George had a pistol. He would go up to a clearing on a hill behind the cabin and practice shooting. I was impressed with his manli
ness, but the noise made me jump. Once George took me up to his shooting range and put the gun in my hands. It was cold and heavy. I didn’t like the feel of it, so I gave it back to him. Blair told me that with her he had insisted that she shoot the pistol. He showed her how to aim and to pull the trigger. She was nine or ten years old. From then on, she and I did not like guns.
At night after supper we were allowed to read in the living room for a little while. We sat on the bed and pulled books down from the shelf that George had built above it. There were children’s books, but I already knew all the stories, so I took down a fat grown-up’s book and followed the lines of print with my finger. Almost every line had a word that I recognized—little words like “the” or “she.” Mostly I looked at the shapes of words. I pretended that I was actually reading. During one of these quiet times my mother heard a strange noise outside the door. She looked out and there was a skunk looking at her just as if he were an expected guest. Instead of screaming or slamming the door, she said, “Good evening, Mr. Skunk. Please go away.” And the skunk did.

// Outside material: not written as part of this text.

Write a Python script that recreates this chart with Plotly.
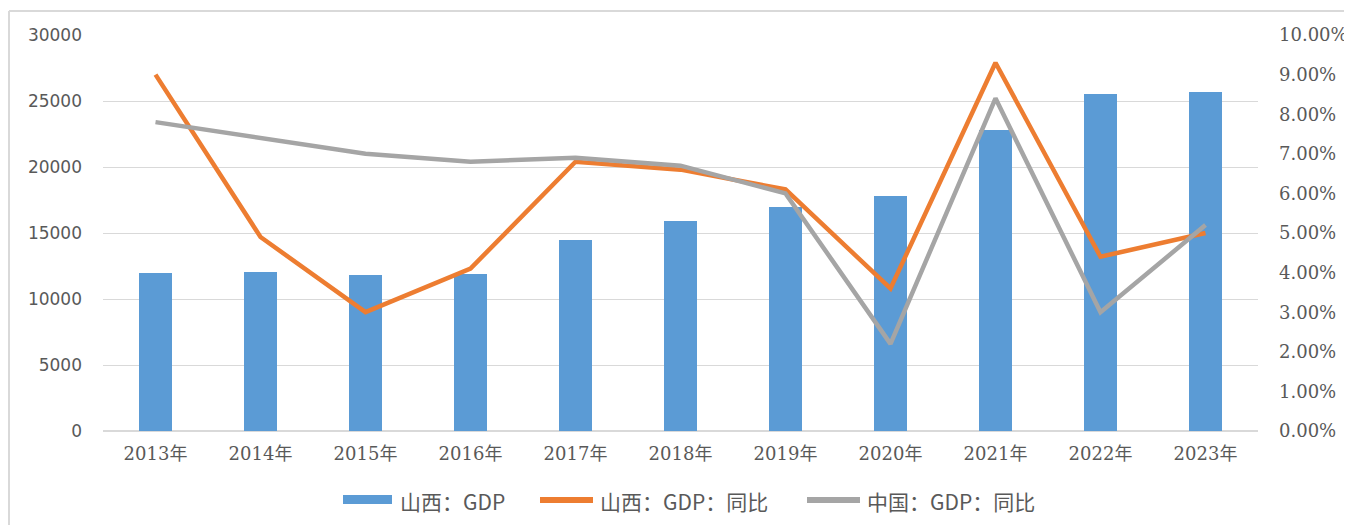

Getting to Cornwall on Friday afternoons was sometimes by car with our mother and George and sometimes alone by train. Whoever it was that put Blair and me on the train at Grand Central Terminal would ask the conductor to keep an eye on us. The conductor gave us each a coloring book and a pack of Crayola crayons. When the train began to move, it felt as if the walls around the tracks under Grand Central were moving and we were staying still. When I pressed my nose to the window, my breath fogged the glass and I wrote my initials and then watched the letters fade. Then I drew hearts. Blair had just taught me how to draw them, first one side, then the other, so that the heart’s two halves were equal. They faded, too. Riding out of Manhattan was always a shock. I looked into windows of apartment buildings where everything inside was gray or brown, even the people. They were poor. I was grateful that I did not live where they did.